* Available data *
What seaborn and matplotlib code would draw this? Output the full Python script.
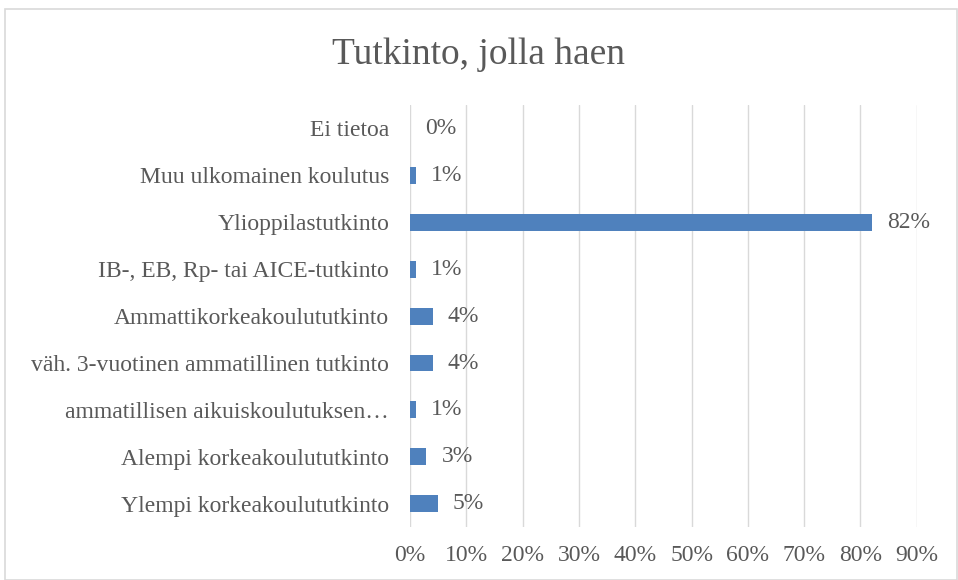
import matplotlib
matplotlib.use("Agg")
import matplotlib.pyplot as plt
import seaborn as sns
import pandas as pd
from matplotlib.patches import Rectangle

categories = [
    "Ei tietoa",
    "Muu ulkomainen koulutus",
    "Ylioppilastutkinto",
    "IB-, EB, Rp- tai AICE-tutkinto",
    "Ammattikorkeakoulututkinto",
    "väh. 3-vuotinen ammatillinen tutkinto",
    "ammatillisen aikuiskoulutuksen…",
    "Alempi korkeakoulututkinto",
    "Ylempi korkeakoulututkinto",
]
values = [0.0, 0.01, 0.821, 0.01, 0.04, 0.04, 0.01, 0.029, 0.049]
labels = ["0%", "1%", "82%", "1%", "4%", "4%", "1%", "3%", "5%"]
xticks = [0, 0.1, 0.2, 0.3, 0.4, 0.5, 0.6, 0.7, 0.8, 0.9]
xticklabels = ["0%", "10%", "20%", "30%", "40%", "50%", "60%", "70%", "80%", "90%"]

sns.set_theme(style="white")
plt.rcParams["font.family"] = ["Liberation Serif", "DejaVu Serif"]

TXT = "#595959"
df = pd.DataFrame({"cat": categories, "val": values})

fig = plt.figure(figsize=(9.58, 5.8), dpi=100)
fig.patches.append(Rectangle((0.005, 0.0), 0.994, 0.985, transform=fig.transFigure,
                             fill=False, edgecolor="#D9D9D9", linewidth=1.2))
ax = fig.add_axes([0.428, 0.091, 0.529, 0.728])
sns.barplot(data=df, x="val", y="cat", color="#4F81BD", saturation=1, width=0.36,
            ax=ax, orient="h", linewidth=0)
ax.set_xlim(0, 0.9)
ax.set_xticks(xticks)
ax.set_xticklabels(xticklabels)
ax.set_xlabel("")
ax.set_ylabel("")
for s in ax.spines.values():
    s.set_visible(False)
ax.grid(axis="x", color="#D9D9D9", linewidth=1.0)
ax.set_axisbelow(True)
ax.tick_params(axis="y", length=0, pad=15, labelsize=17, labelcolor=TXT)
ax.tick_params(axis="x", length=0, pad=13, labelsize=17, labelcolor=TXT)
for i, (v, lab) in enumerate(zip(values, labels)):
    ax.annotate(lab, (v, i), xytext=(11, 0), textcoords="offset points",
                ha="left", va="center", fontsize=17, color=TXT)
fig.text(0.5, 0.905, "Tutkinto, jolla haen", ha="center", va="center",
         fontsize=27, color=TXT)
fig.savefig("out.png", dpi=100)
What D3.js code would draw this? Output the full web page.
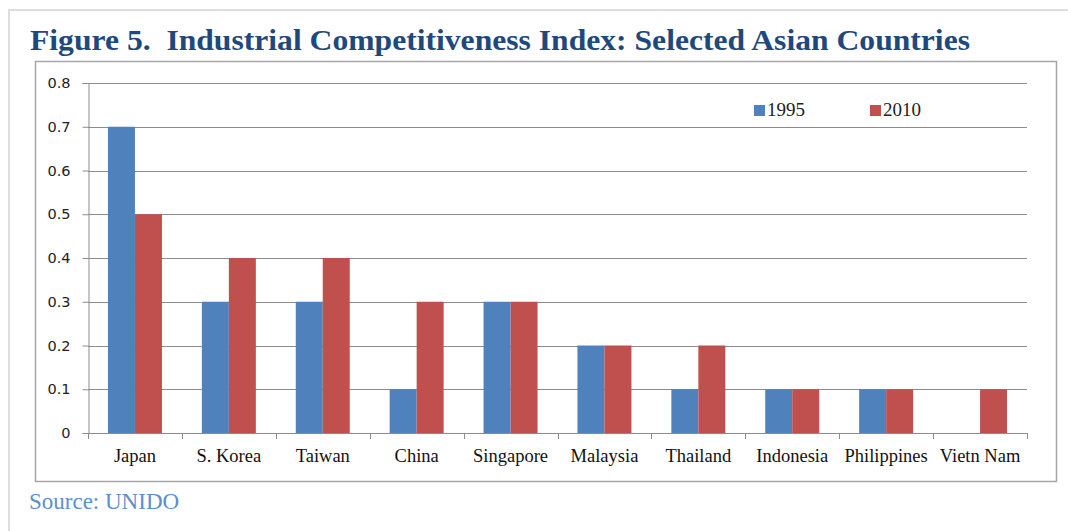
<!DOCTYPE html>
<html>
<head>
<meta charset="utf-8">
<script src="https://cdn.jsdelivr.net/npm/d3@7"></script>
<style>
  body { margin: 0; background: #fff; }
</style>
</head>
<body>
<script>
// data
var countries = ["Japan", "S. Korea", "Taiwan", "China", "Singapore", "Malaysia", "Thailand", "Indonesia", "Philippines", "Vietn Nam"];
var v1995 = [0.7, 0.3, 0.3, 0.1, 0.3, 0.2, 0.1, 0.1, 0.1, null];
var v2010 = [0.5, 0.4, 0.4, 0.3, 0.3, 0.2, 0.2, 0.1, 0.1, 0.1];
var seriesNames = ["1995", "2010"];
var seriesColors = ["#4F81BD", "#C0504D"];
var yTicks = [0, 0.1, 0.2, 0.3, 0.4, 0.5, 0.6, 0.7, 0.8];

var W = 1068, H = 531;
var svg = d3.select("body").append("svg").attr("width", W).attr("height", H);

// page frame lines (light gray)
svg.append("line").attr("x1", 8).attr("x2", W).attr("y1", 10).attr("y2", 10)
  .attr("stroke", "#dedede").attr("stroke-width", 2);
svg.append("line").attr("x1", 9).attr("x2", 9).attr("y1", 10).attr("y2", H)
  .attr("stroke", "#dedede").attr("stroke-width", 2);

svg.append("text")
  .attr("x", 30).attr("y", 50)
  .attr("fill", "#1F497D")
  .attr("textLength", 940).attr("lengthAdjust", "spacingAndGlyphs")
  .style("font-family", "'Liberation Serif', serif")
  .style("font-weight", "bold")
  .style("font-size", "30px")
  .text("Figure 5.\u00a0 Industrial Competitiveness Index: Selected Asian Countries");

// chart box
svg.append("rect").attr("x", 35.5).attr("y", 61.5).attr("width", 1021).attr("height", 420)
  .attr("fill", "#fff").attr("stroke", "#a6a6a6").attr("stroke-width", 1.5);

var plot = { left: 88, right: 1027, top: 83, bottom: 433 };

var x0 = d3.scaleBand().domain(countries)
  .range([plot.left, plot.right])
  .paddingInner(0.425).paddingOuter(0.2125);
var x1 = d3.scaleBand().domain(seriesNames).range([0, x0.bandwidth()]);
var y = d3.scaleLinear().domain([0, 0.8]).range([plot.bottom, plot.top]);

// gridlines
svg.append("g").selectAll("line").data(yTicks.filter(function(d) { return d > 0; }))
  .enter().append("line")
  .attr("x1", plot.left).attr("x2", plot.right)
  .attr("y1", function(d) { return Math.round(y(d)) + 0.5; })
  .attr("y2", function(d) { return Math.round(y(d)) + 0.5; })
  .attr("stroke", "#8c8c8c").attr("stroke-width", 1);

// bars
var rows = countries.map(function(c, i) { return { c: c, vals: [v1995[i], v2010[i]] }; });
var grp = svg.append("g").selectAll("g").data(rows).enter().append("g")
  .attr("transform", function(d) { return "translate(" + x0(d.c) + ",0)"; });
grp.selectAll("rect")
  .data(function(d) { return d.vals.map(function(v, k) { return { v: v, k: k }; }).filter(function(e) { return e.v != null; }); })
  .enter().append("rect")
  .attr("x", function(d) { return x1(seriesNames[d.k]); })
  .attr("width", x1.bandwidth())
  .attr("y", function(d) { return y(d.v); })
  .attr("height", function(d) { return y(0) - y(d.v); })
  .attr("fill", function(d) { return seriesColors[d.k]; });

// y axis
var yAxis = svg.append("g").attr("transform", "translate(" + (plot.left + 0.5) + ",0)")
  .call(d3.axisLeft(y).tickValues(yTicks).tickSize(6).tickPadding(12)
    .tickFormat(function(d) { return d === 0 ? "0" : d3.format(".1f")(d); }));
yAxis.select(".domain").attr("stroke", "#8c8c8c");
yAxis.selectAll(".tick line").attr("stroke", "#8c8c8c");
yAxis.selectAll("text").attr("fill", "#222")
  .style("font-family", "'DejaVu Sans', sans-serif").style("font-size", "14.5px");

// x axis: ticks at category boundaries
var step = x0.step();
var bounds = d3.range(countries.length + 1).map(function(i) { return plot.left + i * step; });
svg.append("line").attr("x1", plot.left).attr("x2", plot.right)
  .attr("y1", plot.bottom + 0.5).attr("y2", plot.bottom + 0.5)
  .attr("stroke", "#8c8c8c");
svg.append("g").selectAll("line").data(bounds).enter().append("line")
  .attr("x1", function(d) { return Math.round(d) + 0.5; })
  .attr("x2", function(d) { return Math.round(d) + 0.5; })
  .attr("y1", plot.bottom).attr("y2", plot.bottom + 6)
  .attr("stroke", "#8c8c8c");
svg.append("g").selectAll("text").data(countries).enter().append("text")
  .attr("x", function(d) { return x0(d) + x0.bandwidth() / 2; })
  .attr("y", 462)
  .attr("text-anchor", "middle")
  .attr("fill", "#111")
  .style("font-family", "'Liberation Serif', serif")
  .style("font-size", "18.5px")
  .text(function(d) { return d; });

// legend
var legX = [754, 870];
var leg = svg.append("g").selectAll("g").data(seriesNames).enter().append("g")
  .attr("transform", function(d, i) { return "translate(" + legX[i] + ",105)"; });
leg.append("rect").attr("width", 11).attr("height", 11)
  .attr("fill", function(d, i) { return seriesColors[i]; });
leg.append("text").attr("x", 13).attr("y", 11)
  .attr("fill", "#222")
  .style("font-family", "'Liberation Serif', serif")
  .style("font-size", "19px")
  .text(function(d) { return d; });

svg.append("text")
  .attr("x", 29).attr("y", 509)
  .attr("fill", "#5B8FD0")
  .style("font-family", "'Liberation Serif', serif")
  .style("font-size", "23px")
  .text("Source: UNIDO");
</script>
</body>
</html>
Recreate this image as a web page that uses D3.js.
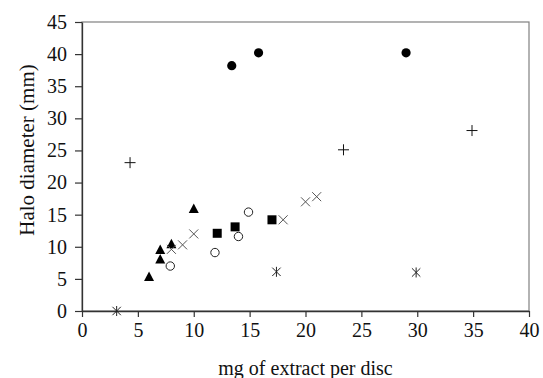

* What you will do *
All lines from the start of the entries above through the line containing "from matplotlib.patches import Rectangle" are to be given again exactly; the pictures are not.

* In response *
What seaborn and matplotlib code would draw this? Output the full Python script.
import matplotlib
matplotlib.use("Agg")
import matplotlib.pyplot as plt
import seaborn as sns
import pandas as pd
from matplotlib.patches import Rectangle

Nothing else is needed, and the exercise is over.